For many years, we’ve seen our most favorite artists come on the radio, TV, internet, and more. We adore some while abhor some; most of the times based on reasons we never know to be true. We consider these people to be beings above the normal human being and hold them to higher standards. We peek into their personal lives through tabloids and internet gossip. Have you ever wondered what it would be like to be one of them?
When we think of being famous, we only think of the good things that could come out of them. We dream that we’d be able to voice our own opinions and make millions of dollars producing songs that sound like garbage. We dream of the extravagant life style that embodies many celebrities around us, but we hardly ever see the dark, gloomy side that may follow.
We expect them to be perfect in every way and criticize them to death when we see a minor slip. I’m not sure how severe this is in the US, but the KPOP industry is something I consider to be extreme. Growing up in the Korean community has brought much of this to light, and yet I continue to do the same thing everyone else does. If there is one thing that I do consider to be a disgusting practice in the Korean community today is the gigantic influence of internet users who have been labeled as netizens. In Korea, criticism to death is literal and Kpop stars are gods; any kind of defamation of these stars from non-fans results in what could be a demolished car or physical as well as internet harassment. It’s deplorable and I think it needs to be confronted.
Going back a few years, I remember there was this celebrity that I used to follow on dramas and TV shows only to find out that she suddenly dropped off the face of the earth. A few months later, it’s in the news that she had hung herself in her own room due to the constant criticism she faced on internet blogs as well as clubs. There was physical harassment as well as cyber harassment and ultimately, it led to her taking her own life.
KPOP idols are on constant schedules with lack of sleep and a constant need to be on camera. Showing any kind of exhaustion or complaint results in being cut from a program leading to less money and something similar to a blacklist around the networks. As happy as they may seem on camera, I would imagine some resent the fact that they’re where they are now. Singing to pursue a dream probably became tedious work while letting go of a passion. Money comes and goes like the seasons. These people make a fraction of what American celebrities make. The constant need to please their fans on stage as well as off probably becomes a great stress. Having entered the market at an early age, they’ve probably been robbed of what could be a decent education as well as a childhood.
We look at these so-called perfect people on TV and expect what is perfect. We no longer see them as human beings any more and expect the work of gods to be produced. A slip up here and there is considered catastrophic while we normal people fall over too many times for us to even count. It’s great to appreciate their work and love what they produce but in the end they are people too. They are people who make mistakes, who like hanging out with friends, who like to go on dates, and so on. Being famous is great, but the price to pay for it in Korea is just too big. You’d believe that Miley is getting a lot of heat for the performance she had, but if one of the KPOP stars had done something like that, their career would be over. It wouldn’t end there; they’d also probably be ostracized by the community.
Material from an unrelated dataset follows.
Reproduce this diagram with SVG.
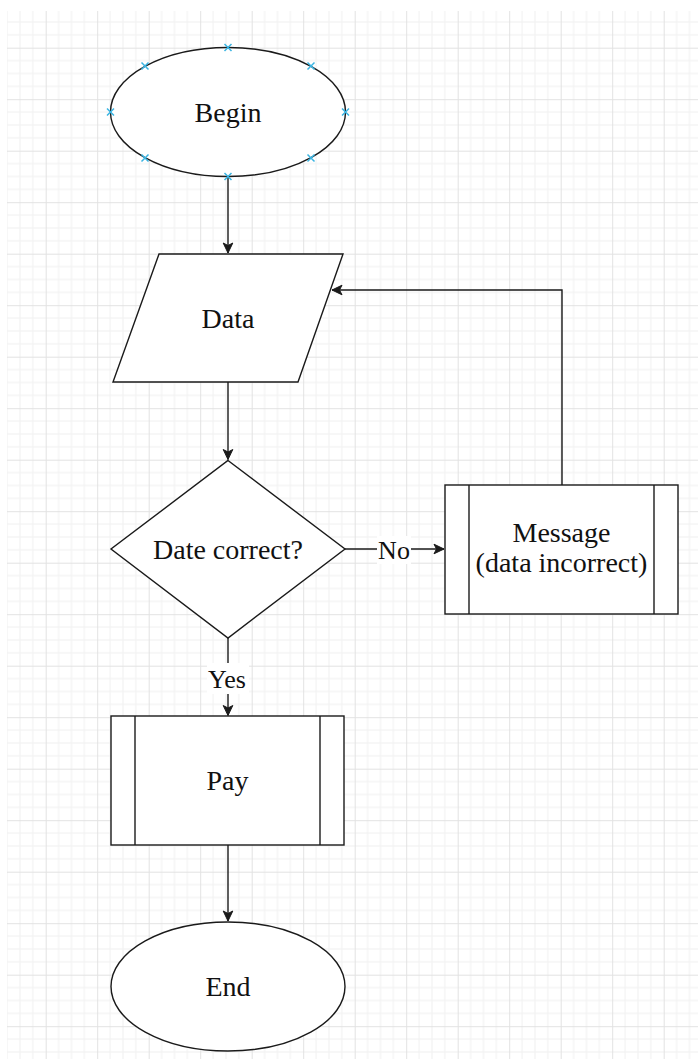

Why have they turned to plastic surgery? I guarantee you it’s not purely based on the fact that they’re unhappy with themselves. An ugly person can go viral in seconds on the internet in Korea just because of the fact that he/she is ugly. As a person or a star, you don’t want such things. The fact that they had surgery will pass by and be nothing but noise later, but being ugly is like committing a sin over there. If you’re fat, you’ve committed some sort of blasphemy. Image control has stopped being for health reasons, rather it is a way to avoid the wrath of those who like to sit behind computers and rant about stuff they don’t have while desiring or doing exactly the same things they criticize.
It’s a despicable practice. As much pride I have in being Korean, this is one of the things about the society that drives me insane. Granted your opinions are your opinions and you have very much the right to express them, but when they become the cause of suicide or self-hate you’re no longer entitled to that right. The moment your words have pushed someone to the limit and caused them to jump, you’re committing murder. Does that seem extreme? Maybe so but that’s how much of an impact your words may have. It’s no longer a laughing matter because this has happened more than once in Korea. Has it changed anything? No. It’s still rampant and they believe its right. Fans rally around their favorite groups and will willingly attack those who may even voice the slightest criticism. There’s only so many places these people can run to; people report every single moment of their lives and deprive them of having what could be a fulfilling life.
I’m sure I’ll have much criticism for what I’ve written here as well but my opinion is my opinion and I feel safe writing it here. Seeing the Korean community as it is now disappoints me as a Korean native and can only hope that it will change in the years to come.